-------- Supplied material --------

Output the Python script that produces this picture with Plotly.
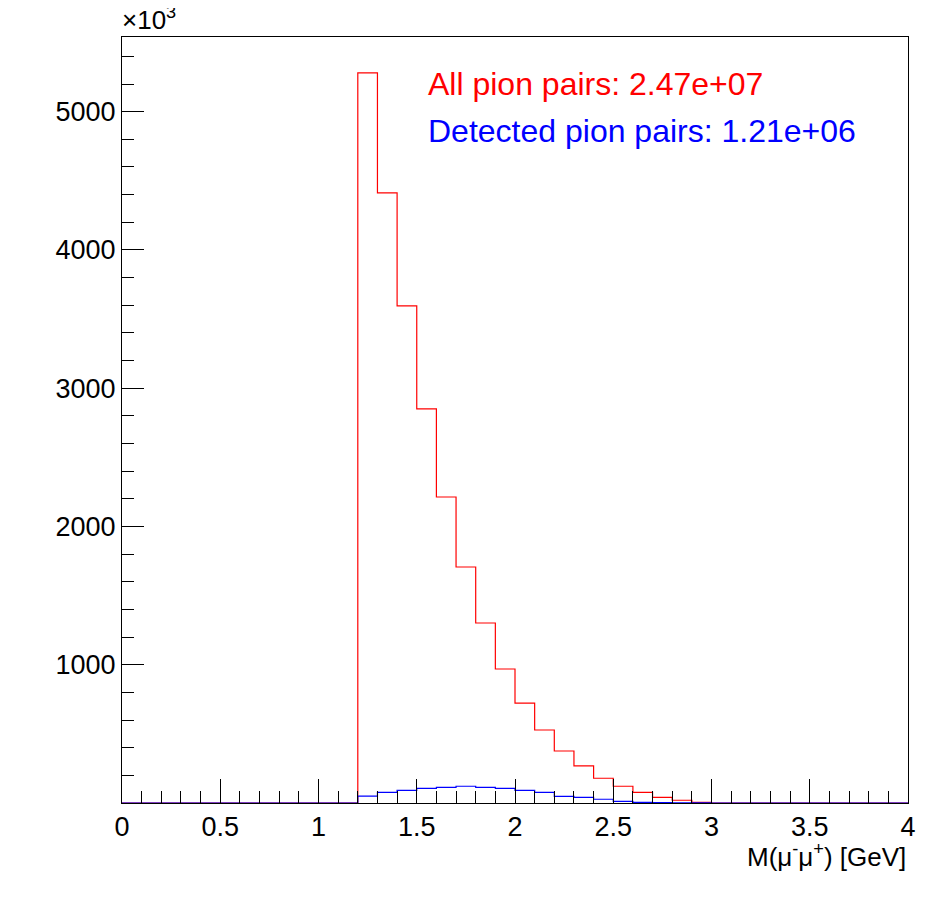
import plotly.graph_objects as go

# bin edges 0..4 in steps of 0.1 (40 bins)
edges = [round(i * 0.1, 1) for i in range(41)]

# counts in units of 10^3
all_pairs = [0] * 12 + [5280, 4412, 3595, 2850, 2213, 1707, 1302, 969, 723, 528,
                        376, 268, 179, 121, 77, 41, 20, 5] + [0] * 10
detected = [0] * 12 + [50, 77, 92, 106, 113, 121, 113, 106, 92, 77,
                       48, 41, 27, 12, 5, 2, 1, 1] + [0] * 10

fig = go.Figure()
fig.add_trace(go.Scatter(x=edges, y=all_pairs + [all_pairs[-1]], mode="lines",
                         line=dict(color="red", width=1.2, shape="hv"), showlegend=False))
fig.add_trace(go.Scatter(x=edges, y=detected + [detected[-1]], mode="lines",
                         line=dict(color="blue", width=1.2, shape="hv"), showlegend=False))

font = "Liberation Sans, Arial, sans-serif"
fig.update_layout(
    width=946, height=922, plot_bgcolor="white", paper_bgcolor="white",
    margin=dict(l=114, r=46, t=29, b=127),
    font=dict(family=font, size=27, color="black"),
    xaxis=dict(range=[0, 4], dtick=0.5, tick0=0, ticks="inside", ticklen=24, tickcolor="black",
               showgrid=False, zeroline=False, showline=True, linecolor="black", mirror=True,
               tickformat="~g",
               minor=dict(dtick=0.1, ticks="inside", ticklen=12, tickcolor="black")),
    yaxis=dict(range=[0, 5540], ticks="inside", ticklen=22, tickcolor="black",
               showgrid=False, zeroline=False, showline=True, linecolor="black", mirror=True,
               tickvals=[1000, 2000, 3000, 4000, 5000],
               minor=dict(dtick=200, ticks="inside", ticklen=12, tickcolor="black")),
    annotations=[
        dict(x=-0.003, y=1, xref="paper", yref="paper", text="×10<sup>3</sup>", showarrow=False,
             xanchor="left", yanchor="bottom", font=dict(size=26)),
        dict(x=1, y=-0.045, xref="paper", yref="paper", text="M(μ<sup>-</sup>μ<sup>+</sup>) [GeV]",
             showarrow=False, xanchor="right", yanchor="top", font=dict(size=26)),
        dict(x=(426 - 122) / 786, y=5200, xref="paper", yref="y", text="All pion pairs: 2.47e+07",
             showarrow=False, xanchor="left", font=dict(size=32, color="red")),
        dict(x=(426 - 122) / 786, y=4860, xref="paper", yref="y", text="Detected pion pairs: 1.21e+06",
             showarrow=False, xanchor="left", font=dict(size=32, color="blue")),
    ],
)

fig.write_html("out.html")
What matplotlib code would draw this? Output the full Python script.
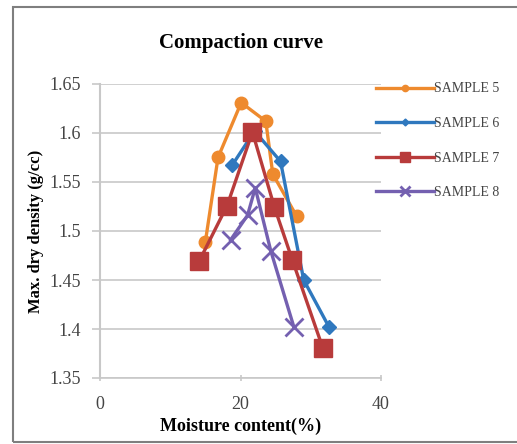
import matplotlib.pyplot as plt
from matplotlib.patches import Rectangle

# moisture content (%) and max dry density (g/cc) per sample
s5_x = [15.0, 16.8, 20.1, 23.6, 24.6, 28.0]
s5_y = [1.489, 1.575, 1.631, 1.612, 1.558, 1.515]
s6_x = [18.8, 22.0, 25.7, 29.0, 32.6]
s6_y = [1.567, 1.602, 1.571, 1.450, 1.402]
s7_x = [14.1, 18.1, 21.7, 24.8, 27.4, 31.7]
s7_y = [1.469, 1.526, 1.601, 1.525, 1.470, 1.381]
s8_x = [18.6, 21.0, 22.1, 24.3, 27.6]
s8_y = [1.491, 1.516, 1.544, 1.480, 1.402]

x_ticks = [0, 20, 40]
y_ticks = [1.35, 1.4, 1.45, 1.5, 1.55, 1.6, 1.65]
y_labels = ['1.35', '1.4', '1.45', '1.5', '1.55', '1.6', '1.65']

plt.rcParams['font.family'] = ['Liberation Serif', 'DejaVu Serif']

fig = plt.figure(figsize=(5.17, 4.44), dpi=100)
ax = fig.add_axes([100 / 517, 1 - 378 / 444, 281 / 517, 294 / 444])

ax.plot(s5_x, s5_y, color='#EE8A2E', lw=2.4, marker='o', ms=9, label='SAMPLE 5', zorder=3)
ax.plot(s6_x, s6_y, color='#2F78BE', lw=2.4, marker='D', ms=7, label='SAMPLE 6', zorder=4)
ax.plot(s7_x, s7_y, color='#B83B3B', lw=2.4, marker='s', ms=13, label='SAMPLE 7', zorder=5)
ax.plot(s8_x, s8_y, color='#7460B0', lw=2.4, marker='x', ms=13, mew=2, label='SAMPLE 8', zorder=6)

ax.set_xlim(0, 40)
ax.set_ylim(1.35, 1.65)
ax.set_xticks(x_ticks)
ax.set_yticks(y_ticks)
ax.set_yticklabels(y_labels)
ax.grid(True, axis='y', color='#C8C8C8', lw=1.2)
ax.set_axisbelow(True)
for side in ['top', 'right']:
    ax.spines[side].set_visible(False)
ax.spines['left'].set_color('#C8C8C8')
ax.spines['bottom'].set_color('#C8C8C8')
ax.spines['left'].set_linewidth(1.5)
ax.spines['bottom'].set_linewidth(1.2)
ax.tick_params(axis='y', colors='#C8C8C8', labelcolor='#444444', length=6, width=1.2, labelsize=13,
               pad=8)
ax.tick_params(axis='x', colors='#C8C8C8', labelcolor='#444444', length=4, width=1.2, labelsize=13,
               direction='inout', pad=11)

ax.set_xlabel('Moisture content(%)', fontsize=13, fontweight='bold', labelpad=3)
ax.set_ylabel('Max. dry density (g/cc)', fontsize=12, fontweight='bold', labelpad=4)
fig.text(241 / 517, 1 - 43 / 444, 'Compaction curve', fontsize=15, fontweight='bold',
         ha='center', va='center')

leg = fig.legend(loc='upper left', bbox_to_anchor=(363 / 517, 1 - 70 / 444), frameon=False,
                 fontsize=10, handlelength=4.2, handletextpad=0.0, labelspacing=1.55,
                 markerscale=0.5)
for t in leg.get_texts():
    t.set_color('#444444')

fig.patches.append(Rectangle((13 / 517, 2 / 444), 510 / 517, 435 / 444, transform=fig.transFigure,
                             fill=False, edgecolor='#7F7F7F', lw=1.5))

plt.savefig('out.png', dpi=100)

--------

» What you will do: Repeat the records in full, exactly as they appear, without the pictures.

» Exercise response:
Output the Python script that produces this picture with Plotly.
import plotly.graph_objects as go

# bin edges 0..4 in steps of 0.1 (40 bins)
edges = [round(i * 0.1, 1) for i in range(41)]

# counts in units of 10^3
all_pairs = [0] * 12 + [5280, 4412, 3595, 2850, 2213, 1707, 1302, 969, 723, 528,
                        376, 268, 179, 121, 77, 41, 20, 5] + [0] * 10
detected = [0] * 12 + [50, 77, 92, 106, 113, 121, 113, 106, 92, 77,
                       48, 41, 27, 12, 5, 2, 1, 1] + [0] * 10

fig = go.Figure()
fig.add_trace(go.Scatter(x=edges, y=all_pairs + [all_pairs[-1]], mode="lines",
                         line=dict(color="red", width=1.2, shape="hv"), showlegend=False))
fig.add_trace(go.Scatter(x=edges, y=detected + [detected[-1]], mode="lines",
                         line=dict(color="blue", width=1.2, shape="hv"), showlegend=False))

font = "Liberation Sans, Arial, sans-serif"
fig.update_layout(
    width=946, height=922, plot_bgcolor="white", paper_bgcolor="white",
    margin=dict(l=114, r=46, t=29, b=127),
    font=dict(family=font, size=27, color="black"),
    xaxis=dict(range=[0, 4], dtick=0.5, tick0=0, ticks="inside", ticklen=24, tickcolor="black",
               showgrid=False, zeroline=False, showline=True, linecolor="black", mirror=True,
               tickformat="~g",
               minor=dict(dtick=0.1, ticks="inside", ticklen=12, tickcolor="black")),
    yaxis=dict(range=[0, 5540], ticks="inside", ticklen=22, tickcolor="black",
               showgrid=False, zeroline=False, showline=True, linecolor="black", mirror=True,
               tickvals=[1000, 2000, 3000, 4000, 5000],
               minor=dict(dtick=200, ticks="inside", ticklen=12, tickcolor="black")),
    annotations=[
        dict(x=-0.003, y=1, xref="paper", yref="paper", text="×10<sup>3</sup>", showarrow=False,
             xanchor="left", yanchor="bottom", font=dict(size=26)),
        dict(x=1, y=-0.045, xref="paper", yref="paper", text="M(μ<sup>-</sup>μ<sup>+</sup>) [GeV]",
             showarrow=False, xanchor="right", yanchor="top", font=dict(size=26)),
        dict(x=(426 - 122) / 786, y=5200, xref="paper", yref="y", text="All pion pairs: 2.47e+07",
             showarrow=False, xanchor="left", font=dict(size=32, color="red")),
        dict(x=(426 - 122) / 786, y=4860, xref="paper", yref="y", text="Detected pion pairs: 1.21e+06",
             showarrow=False, xanchor="left", font=dict(size=32, color="blue")),
    ],
)

fig.write_html("out.html")
What matplotlib code would draw this? Output the full Python script.
import matplotlib.pyplot as plt
from matplotlib.patches import Rectangle

# moisture content (%) and max dry density (g/cc) per sample
s5_x = [15.0, 16.8, 20.1, 23.6, 24.6, 28.0]
s5_y = [1.489, 1.575, 1.631, 1.612, 1.558, 1.515]
s6_x = [18.8, 22.0, 25.7, 29.0, 32.6]
s6_y = [1.567, 1.602, 1.571, 1.450, 1.402]
s7_x = [14.1, 18.1, 21.7, 24.8, 27.4, 31.7]
s7_y = [1.469, 1.526, 1.601, 1.525, 1.470, 1.381]
s8_x = [18.6, 21.0, 22.1, 24.3, 27.6]
s8_y = [1.491, 1.516, 1.544, 1.480, 1.402]

x_ticks = [0, 20, 40]
y_ticks = [1.35, 1.4, 1.45, 1.5, 1.55, 1.6, 1.65]
y_labels = ['1.35', '1.4', '1.45', '1.5', '1.55', '1.6', '1.65']

plt.rcParams['font.family'] = ['Liberation Serif', 'DejaVu Serif']

fig = plt.figure(figsize=(5.17, 4.44), dpi=100)
ax = fig.add_axes([100 / 517, 1 - 378 / 444, 281 / 517, 294 / 444])

ax.plot(s5_x, s5_y, color='#EE8A2E', lw=2.4, marker='o', ms=9, label='SAMPLE 5', zorder=3)
ax.plot(s6_x, s6_y, color='#2F78BE', lw=2.4, marker='D', ms=7, label='SAMPLE 6', zorder=4)
ax.plot(s7_x, s7_y, color='#B83B3B', lw=2.4, marker='s', ms=13, label='SAMPLE 7', zorder=5)
ax.plot(s8_x, s8_y, color='#7460B0', lw=2.4, marker='x', ms=13, mew=2, label='SAMPLE 8', zorder=6)

ax.set_xlim(0, 40)
ax.set_ylim(1.35, 1.65)
ax.set_xticks(x_ticks)
ax.set_yticks(y_ticks)
ax.set_yticklabels(y_labels)
ax.grid(True, axis='y', color='#C8C8C8', lw=1.2)
ax.set_axisbelow(True)
for side in ['top', 'right']:
    ax.spines[side].set_visible(False)
ax.spines['left'].set_color('#C8C8C8')
ax.spines['bottom'].set_color('#C8C8C8')
ax.spines['left'].set_linewidth(1.5)
ax.spines['bottom'].set_linewidth(1.2)
ax.tick_params(axis='y', colors='#C8C8C8', labelcolor='#444444', length=6, width=1.2, labelsize=13,
               pad=8)
ax.tick_params(axis='x', colors='#C8C8C8', labelcolor='#444444', length=4, width=1.2, labelsize=13,
               direction='inout', pad=11)

ax.set_xlabel('Moisture content(%)', fontsize=13, fontweight='bold', labelpad=3)
ax.set_ylabel('Max. dry density (g/cc)', fontsize=12, fontweight='bold', labelpad=4)
fig.text(241 / 517, 1 - 43 / 444, 'Compaction curve', fontsize=15, fontweight='bold',
         ha='center', va='center')

leg = fig.legend(loc='upper left', bbox_to_anchor=(363 / 517, 1 - 70 / 444), frameon=False,
                 fontsize=10, handlelength=4.2, handletextpad=0.0, labelspacing=1.55,
                 markerscale=0.5)
for t in leg.get_texts():
    t.set_color('#444444')

fig.patches.append(Rectangle((13 / 517, 2 / 444), 510 / 517, 435 / 444, transform=fig.transFigure,
                             fill=False, edgecolor='#7F7F7F', lw=1.5))

plt.savefig('out.png', dpi=100)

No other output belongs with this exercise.